Russian Foreign Minister Yevgeny Primakov said in Cairo last November that Russia was committed to building strong relations with Iran, despite Washington’s efforts to isolate the Islamic republic. “Besides stressing the continuation of Iran-Russia cooperation, Primakov called for the Zionist regime’s withdrawal from southern Lebanon as well as measures by the international community against Israel’s aggressions” (The Islamic Republic News Agency).
Russian cooperation with Iran constitutes sending thousands of technicians to help the Iranians develop long-range ballistic missiles capable of delivering warheads to targets of choice in Israel and other countries. Most ominous is the threat of Russia’s making nuclear components available to Islamic radicals in the region, such as Iran. An extensive list of Russian overtures and initiatives among Islamic countries in the Middle East is available for those who care to know what is developing.
The fall of the Soviet Union and a few intervening years have tended to shorten memories and cloud past historical realities. But the resurgence of Russian influence in the Middle East should stir memories of what was true when Russia was the foremost agitator in the region. The record of arms provided by the Soviets is there for all to see.
- 1955: Main supplier of arms to Egypt
- 1955: Main supplier of arms to Syria
- 1958: Main supplier of arms to Iraq
- 1962: Main supplier of arms to Algeria
- 1967: Main supplier of arms to Sudan
- 1967: Main supplier of arms to Yemen-South Yemen
- 1967: Partial supplier of arms to Iranian terrorists
- 1970: Partial supplier of arms to Libya
- 1971: Partial supplier of arms to terrorists in Lebanon
It should also be noted that Yasser Arafat was a devoted client of the Russians.
In other words, the Russians have made a lifestyle of providing the wherewithal for military attempts on Israel’s life to those Islamic nations within the regional ring of fire who cared to ask for it. That pattern seems to be experiencing a revival. For all of America’s aspirations to assist in the creation of a new democratic era in the former Soviet Union, we must recognize that imperialistic ambition has not been purged from the soul of the Russian system. The Middle East may well bring the first great test of the depth of their desire for dominion.
All of which leads me to say that the long-term interests of the United States will only be served by insisting on true reciprocity in negotiating the questions being addressed by Israel and the Palestinians, not in the wholesale giveaway of land for promises that will not be kept. Israel is the only bastion of democracy in the Middle East—a true ally.

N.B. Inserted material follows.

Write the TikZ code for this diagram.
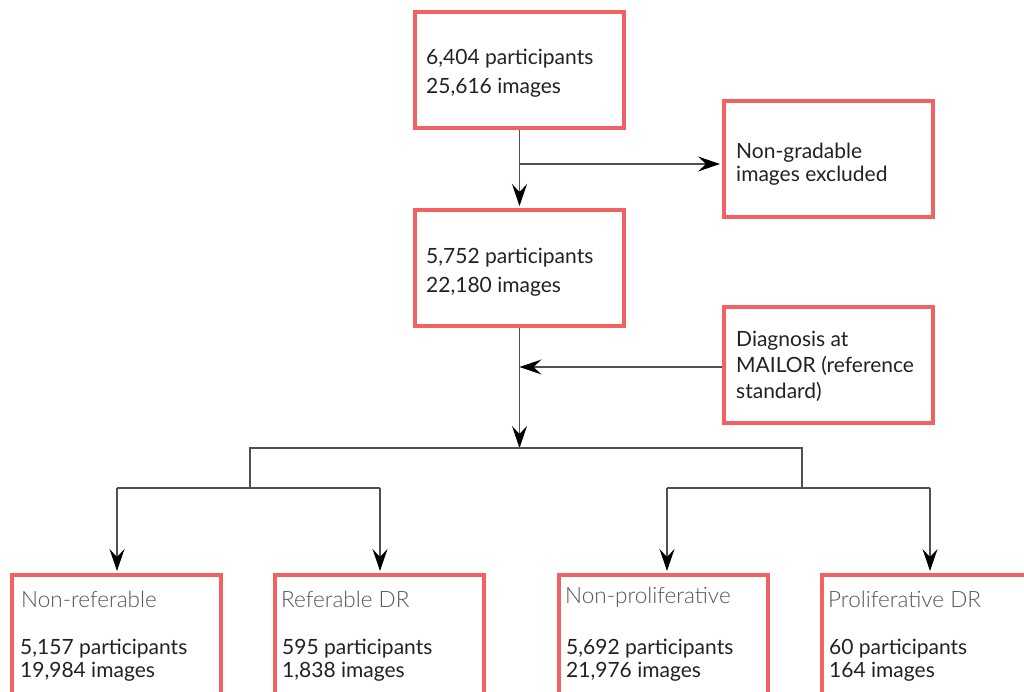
\documentclass[tikz,border=0pt]{standalone}
\usepackage{fontspec}
\setmainfont{Lato}
\newfontfamily\lightfont{Lato Light}
\usetikzlibrary{arrows.meta}
\definecolor{boxred}{RGB}{242,98,98}
\definecolor{txt}{RGB}{34,34,34}
\definecolor{ttl}{RGB}{85,85,85}
\definecolor{ln}{RGB}{80,80,80}
\tikzset{
  box/.style={draw=boxred, line width=4pt, minimum width=209pt, minimum height=116pt, inner sep=0pt, fill=white},
  boxtext/.style={anchor=west, align=left, inner sep=0pt, text=txt, font=\fontsize{21}{29}\selectfont},
  ttltext/.style={anchor=west, inner sep=0pt, text=ttl, font=\lightfont\fontsize{22.5}{24}\selectfont},
  numtext/.style={boxtext, font=\fontsize{21}{23}\selectfont},
  conn/.style={draw=ln, line width=1.3pt, miter limit=10},
  arr/.style={conn, shorten >=2pt, -{Stealth[length=22pt, width=15pt, inset=8pt, color=black]}},
}
\begin{document}
\begin{tikzpicture}[x=1pt, y=-1pt]
\useasboundingbox (0,0) rectangle (1024,692);
\clip (0,0) rectangle (1024,692);
% boxes
\node[box] (b1) at (519.5,70) {};
\node[boxtext] (t1) at (426,73) {6,404 participants\\25,616 images};
\node[box] (ng) at (828.5,159.5) {};
\node[boxtext, font=\fontsize{21}{23}\selectfont] (tng) at (736,164.5) {Non-gradable\\images excluded};
\node[box] (b2) at (519.5,268) {};
\node[boxtext] (t2) at (426,272.5) {5,752 participants\\22,180 images};
\node[box] (dg) at (828.5,364.5) {};
\node[boxtext, font=\fontsize{21}{26}\selectfont] (tdg) at (736,366) {Diagnosis at\\MAILOR (reference\\standard)};
% bottom boxes
\node[box, minimum height=150pt] (ba) at (116,650) {};
\node[ttltext] (bat) at (21,599) {Non-referable};
\node[numtext] (ban) at (20,660.5) {5,157 participants\\19,984 images};
\node[box, minimum height=150pt] (bb) at (379,650) {};
\node[ttltext] (bbt) at (281,599) {Referable DR};
\node[numtext] (bbn) at (282,660.5) {595 participants\\1,838 images};
\node[box, minimum height=150pt] (bc) at (663.5,650) {};
\node[ttltext] (bct) at (565,597) {Non-proliferative};
\node[numtext] (bcn) at (566,660.5) {5,692 participants\\21,976 images};
\node[box, minimum height=150pt] (bd) at (926.5,650) {};
\node[ttltext] (bdt) at (828,599) {Proliferative DR};
\node[numtext] (bdn) at (829,660.5) {60 participants\\164 images};
% connectors
\coordinate (j1) at (519.5,164);
\coordinate (j2) at (519.5,367);
\coordinate (j3) at (519.5,448);
\coordinate (hl) at (250,448);
\coordinate (hr) at (802,448);
\coordinate (ll) at (250,488);
\coordinate (rr) at (802,488);
\coordinate (lla) at (117,488);
\coordinate (llb) at (380,488);
\coordinate (rra) at (667,488);
\coordinate (rrb) at (930,488);
\draw[arr] (b1.south) -- (b2.north);
\draw[arr] (j1) -- (j1 -| ng.west);
\draw[arr, shorten >=0pt] (dg.west |- j2) -- (j2);
\draw[arr, shorten >=0pt] (b2.south) -- (j3);
\draw[conn] (ll) -- (hl) -- (hr) -- (rr);
\draw[conn] (lla) -- (llb);
\draw[conn] (rra) -- (rrb);
\draw[arr] (lla) -- (lla |- ba.north);
\draw[arr] (llb) -- (llb |- bb.north);
\draw[arr] (rra) -- (rra |- bc.north);
\draw[arr] (rrb) -- (rrb |- bd.north);
\end{tikzpicture}
\end{document}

A consistent demonstration of strength and determination by the United States to assure that Israel will have secure and recognized borders will, in the end, enhance life for Israelis and Palestinians, encourage economic and social stability for the region, and reduce the risk that Americans will forfeit their lives because the United States is perceived to be weak and indecisive. True democracies, such as Israel, will respond to truth and reason. Others, unfortunately, will be controlled only when they are convinced that their targets are strong and determined to defend their right to exist, and that aggression exacts a price too high to pay.